Mais les versions contemporaines et laïques de l’apocalypse se distinguent radicalement de l’apocalypse juive et chrétienne dans la mesure où elles n’annoncent pas un monde meilleur. Paul Chamberland oppose, à la technoscience et à l’hypercapital qui dominent l’humain et engendrent le désespoir et le cynisme, une morale individuelle de douleur et d’humilité. John Zerzan affirme que la domination technologique du monde prend sa source dans l’invention du langage et de l’agriculture, et propose un retour à la nature telle qu’elle existait au paléolithique, avant l’invention de la culture. Peter Sloderdick rêve d’une humanité fictive et ésotérique qui succéderait au cataclysme déjà à l’œuvre. La fin du monde, présentée comme inexorable, n’ouvre donc la voie à aucune issue politique.

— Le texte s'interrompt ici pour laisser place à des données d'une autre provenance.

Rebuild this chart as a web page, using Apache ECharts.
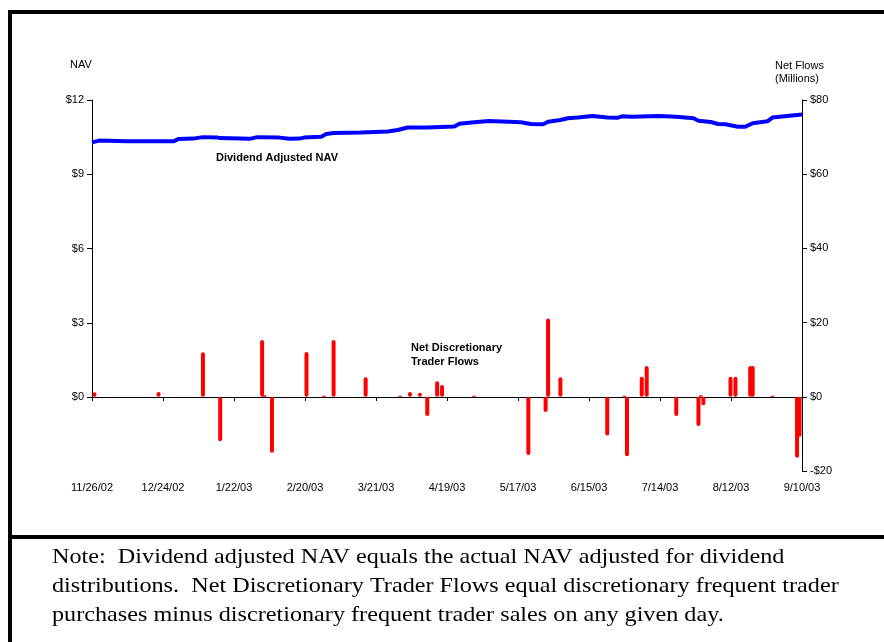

Lavoie, s’inspirant d’Ernst Bloch, dit que l’espérance chrétienne peut être réactualisée aujourd’hui, en fondant une politique de résistance contre l’exploitation, l’oppression et l’injustice, politique reposant sur une éthique de la responsabilité en vue de la libération de l’humanité. Mais d’autres auteurs refusent cette vision téléologique de l’histoire chrétienne qui aurait un début et une fin assurés. Dalie Giroux et Rébecca Lavoie condamnent les deux voies de l’action politique émancipatrice située dans l’horizon apocalyptique : la révolutionnaire, celle des bonshommes, et la réformiste, celle des bonnes femmes. Elles proposent plutôt le geste politique, valant dans le présent et jetable, qui serait actualisation de la liberté politique. Walter Benjamin, présenté par Dufour, rejette également toute vision finaliste de l’histoire. Il privilégie dans le passé les moments de rupture et de résistance, les luttes aux visées émancipatrices marginalisées par l’histoire dominante. Georges Leroux, s’inspirant de Jacques Derrida, critique toute certitude sur l’avenir qui est incertain et scientifiquement imprévisible. Condamnant l’injustice présente, il faut s’ouvrir à l’irruption possible d’un monde meilleur au sein d’un à-venir toujours à faire, bref il faut assumer entièrement sa liberté politique. Dans une perspective complémentaire, Sylvie Paquerot démontre qu’errent ceux qui prédisent une guerre de l’eau. La répartition de l’eau relève du débat, de la décision et de l’agir politiques, donc de la liberté politique, contrairement à ce qu’affirment tous ceux qui se réfugient dans une conception fataliste de l’histoire.
J’ai résumé bien succinctement et grossièrement les analyses de ce dossier sur l’apocalypse. Je vous invite à leur lecture qui vous révélera leurs subtilités et leurs complexités, au-delà de cette succincte présentation.